STATUS: People assume that Denver is cold in the winter. In general, our temps are pretty mild. Not this week. We’ve got Alaska weather. It was -13 degrees when I woke up this morning. At least the sun was shining…
What’s playing on the iPod right now? RIVER by Sarah McLachlan
I’d love to ask an editor if they feel less inclined to take on a debut author due to the current economic climate – if they happen to address that issue, I’d love to hear their thoughts.
If the project is strong enough and generates excitement, editors are just as interested in bidding for it at auction and taking on a debut author. However, if there isn’t that level of excitement, I do see that editors are being more cautious about submissions. And maybe cautious is the same as reluctant but I don’t think so. Editors are still showing interest but they are not jumping in with an immediate offer. I see editors asking for revisions first. Wanting to give it a second read post-revision to see if their interest level is still high. Then they are getting on board to try and make an offer.

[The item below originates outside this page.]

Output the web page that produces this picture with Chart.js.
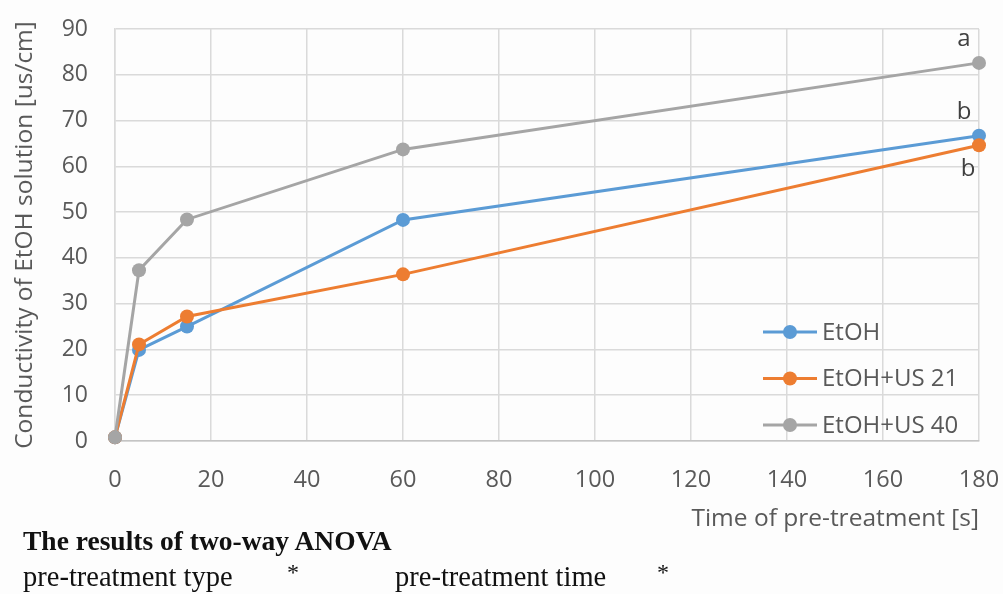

I’m also noticing that all of the above is taking a lot of time. It used to be that editors would turnaround a project with an offer in 6 to 8 weeks. Now it’s taking 6 months. 8 months. Even a year. Cautious is definitely the word of the day.
I’d be interested to know if angels are the new vampires or are vampires still the new vampires? Actually, I’m just generally interested in YA trends as always, especially since whatever is being bought now won’t be in stores for a couple of years.Oh. What about merepeople? That’s my call for the next big trend. Everyone seems to be writing about meremaids and meremen…except me.
I’d have to say that angels are probably the new vampire—although I don’t think vampires are done yet.
As for mer-people, I’m not sure what to say. I haven’t seen a lot in this realm but hey, maybe that’s the next hot trend and it hasn’t surfaced quite yet (pun intended!).